/---

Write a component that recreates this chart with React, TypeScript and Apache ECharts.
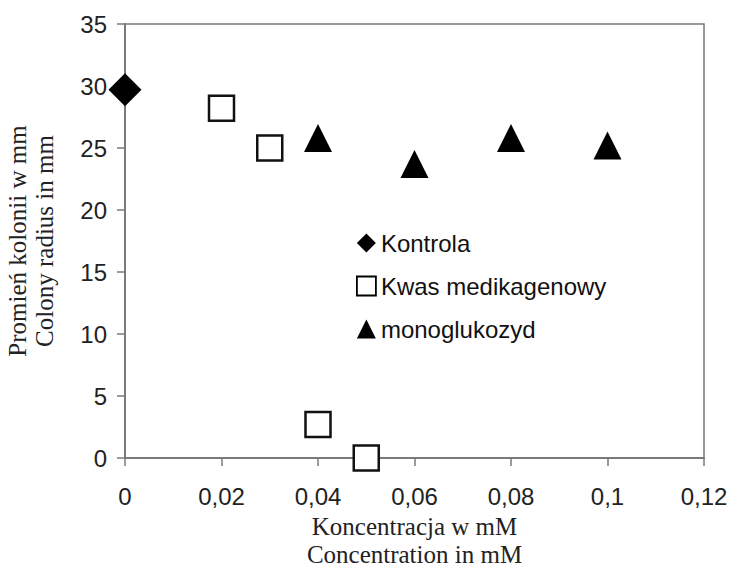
import React, { useEffect, useRef } from "react";
import * as echarts from "echarts";

const kontrola: [number, number][] = [[0, 29.7]];
const kwas: [number, number][] = [
  [0.02, 28.2],
  [0.03, 25.0],
  [0.04, 2.7],
  [0.05, 0],
];
const mono: [number, number][] = [
  [0.04, 25.8],
  [0.06, 23.7],
  [0.08, 25.8],
  [0.1, 25.2],
];
const seriesNames = ["Kontrola", "Kwas medikagenowy", "monoglukozyd"];
const xTitle = "Koncentracja w mM\nConcentration in mM";
const yTitle = "Promień kolonii w mm\nColony radius in mm";

export default function App() {
  const ref = useRef<HTMLDivElement>(null);
  useEffect(() => {
    const chart = echarts.init(ref.current!, undefined, { renderer: "svg" });
    const axisColor = "#7a7a7a";
    const sans = "Liberation Sans, Arial, sans-serif";
    const serif = "Liberation Serif, Times New Roman, serif";
    chart.setOption({
      animation: false,
      backgroundColor: "#ffffff",
      grid: {
        left: 125,
        top: 24,
        right: 27,
        bottom: 110,
        outerBoundsMode: "none",
        containLabel: false,
        show: true,
        borderColor: axisColor,
        borderWidth: 1.5,
      },
      legend: {
        orient: "vertical",
        left: 351,
        top: 226,
        padding: 5,
        itemGap: 19,
        itemWidth: 19,
        itemHeight: 19,
        textStyle: { fontFamily: sans, fontSize: 24, color: "#111" },
        data: [
          { name: seriesNames[0], icon: "diamond", itemStyle: { color: "#000", borderWidth: 0, opacity: 1 } },
          { name: seriesNames[1], icon: "rect", itemStyle: { color: "#fff", borderColor: "#000", borderWidth: 1.8, opacity: 1 } },
          { name: seriesNames[2], icon: "triangle", itemStyle: { color: "#000", borderWidth: 0, opacity: 1 } },
        ],
      },
      xAxis: {
        type: "value",
        min: 0,
        max: 0.12,
        interval: 0.02,
        name: xTitle,
        nameLocation: "middle",
        nameGap: 48,
        nameTextStyle: { fontFamily: serif, fontSize: 25, color: "#222", lineHeight: 28 },
        axisLine: { lineStyle: { color: axisColor, width: 2 } },
        axisTick: { show: true, length: 8, lineStyle: { color: axisColor, width: 1.5 } },
        splitLine: { show: false },
        axisLabel: {
          margin: 26,
          fontFamily: sans,
          fontSize: 24,
          color: "#222",
          formatter: (v: number) => String(Math.round(v * 100) / 100).replace(".", ","),
        },
      },
      yAxis: {
        type: "value",
        min: 0,
        max: 35,
        interval: 5,
        name: yTitle,
        nameLocation: "middle",
        nameGap: 67,
        nameRotate: 90,
        nameTextStyle: { fontFamily: serif, fontSize: 25, color: "#222", lineHeight: 27 },
        axisLine: { show: true, lineStyle: { color: axisColor, width: 2 } },
        axisTick: { show: true, length: 8, lineStyle: { color: axisColor, width: 1.5 } },
        splitLine: { show: false },
        axisLabel: { margin: 18, fontFamily: sans, fontSize: 24, color: "#222" },
      },
      series: [
        {
          name: seriesNames[0],
          type: "scatter",
          data: kontrola,
          symbol: "diamond",
          symbolSize: 33,
          itemStyle: { color: "#000", opacity: 1 },
          z: 5,
        },
        {
          name: seriesNames[1],
          type: "scatter",
          data: kwas,
          symbol: "rect",
          symbolSize: 25,
          itemStyle: { color: "#fff", borderColor: "#111", borderWidth: 2.5, opacity: 1 },
          z: 5,
        },
        {
          name: seriesNames[2],
          type: "scatter",
          data: mono,
          symbol: "triangle",
          symbolSize: 28,
          itemStyle: { color: "#000", opacity: 1 },
          z: 5,
        },
      ],
    });
    return () => chart.dispose();
  }, []);
  return <div ref={ref} style={{ position: "fixed", left: 0, top: 0, width: 731, height: 568 }} />;
}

\---

**Directions:** Reproduce every line of the material precisely, omitting its pictures.

**Solution for this problem:**
Write a component that recreates this chart with React, TypeScript and Apache ECharts.
import React, { useEffect, useRef } from "react";
import * as echarts from "echarts";

const kontrola: [number, number][] = [[0, 29.7]];
const kwas: [number, number][] = [
  [0.02, 28.2],
  [0.03, 25.0],
  [0.04, 2.7],
  [0.05, 0],
];
const mono: [number, number][] = [
  [0.04, 25.8],
  [0.06, 23.7],
  [0.08, 25.8],
  [0.1, 25.2],
];
const seriesNames = ["Kontrola", "Kwas medikagenowy", "monoglukozyd"];
const xTitle = "Koncentracja w mM\nConcentration in mM";
const yTitle = "Promień kolonii w mm\nColony radius in mm";

export default function App() {
  const ref = useRef<HTMLDivElement>(null);
  useEffect(() => {
    const chart = echarts.init(ref.current!, undefined, { renderer: "svg" });
    const axisColor = "#7a7a7a";
    const sans = "Liberation Sans, Arial, sans-serif";
    const serif = "Liberation Serif, Times New Roman, serif";
    chart.setOption({
      animation: false,
      backgroundColor: "#ffffff",
      grid: {
        left: 125,
        top: 24,
        right: 27,
        bottom: 110,
        outerBoundsMode: "none",
        containLabel: false,
        show: true,
        borderColor: axisColor,
        borderWidth: 1.5,
      },
      legend: {
        orient: "vertical",
        left: 351,
        top: 226,
        padding: 5,
        itemGap: 19,
        itemWidth: 19,
        itemHeight: 19,
        textStyle: { fontFamily: sans, fontSize: 24, color: "#111" },
        data: [
          { name: seriesNames[0], icon: "diamond", itemStyle: { color: "#000", borderWidth: 0, opacity: 1 } },
          { name: seriesNames[1], icon: "rect", itemStyle: { color: "#fff", borderColor: "#000", borderWidth: 1.8, opacity: 1 } },
          { name: seriesNames[2], icon: "triangle", itemStyle: { color: "#000", borderWidth: 0, opacity: 1 } },
        ],
      },
      xAxis: {
        type: "value",
        min: 0,
        max: 0.12,
        interval: 0.02,
        name: xTitle,
        nameLocation: "middle",
        nameGap: 48,
        nameTextStyle: { fontFamily: serif, fontSize: 25, color: "#222", lineHeight: 28 },
        axisLine: { lineStyle: { color: axisColor, width: 2 } },
        axisTick: { show: true, length: 8, lineStyle: { color: axisColor, width: 1.5 } },
        splitLine: { show: false },
        axisLabel: {
          margin: 26,
          fontFamily: sans,
          fontSize: 24,
          color: "#222",
          formatter: (v: number) => String(Math.round(v * 100) / 100).replace(".", ","),
        },
      },
      yAxis: {
        type: "value",
        min: 0,
        max: 35,
        interval: 5,
        name: yTitle,
        nameLocation: "middle",
        nameGap: 67,
        nameRotate: 90,
        nameTextStyle: { fontFamily: serif, fontSize: 25, color: "#222", lineHeight: 27 },
        axisLine: { show: true, lineStyle: { color: axisColor, width: 2 } },
        axisTick: { show: true, length: 8, lineStyle: { color: axisColor, width: 1.5 } },
        splitLine: { show: false },
        axisLabel: { margin: 18, fontFamily: sans, fontSize: 24, color: "#222" },
      },
      series: [
        {
          name: seriesNames[0],
          type: "scatter",
          data: kontrola,
          symbol: "diamond",
          symbolSize: 33,
          itemStyle: { color: "#000", opacity: 1 },
          z: 5,
        },
        {
          name: seriesNames[1],
          type: "scatter",
          data: kwas,
          symbol: "rect",
          symbolSize: 25,
          itemStyle: { color: "#fff", borderColor: "#111", borderWidth: 2.5, opacity: 1 },
          z: 5,
        },
        {
          name: seriesNames[2],
          type: "scatter",
          data: mono,
          symbol: "triangle",
          symbolSize: 28,
          itemStyle: { color: "#000", opacity: 1 },
          z: 5,
        },
      ],
    });
    return () => chart.dispose();
  }, []);
  return <div ref={ref} style={{ position: "fixed", left: 0, top: 0, width: 731, height: 568 }} />;
}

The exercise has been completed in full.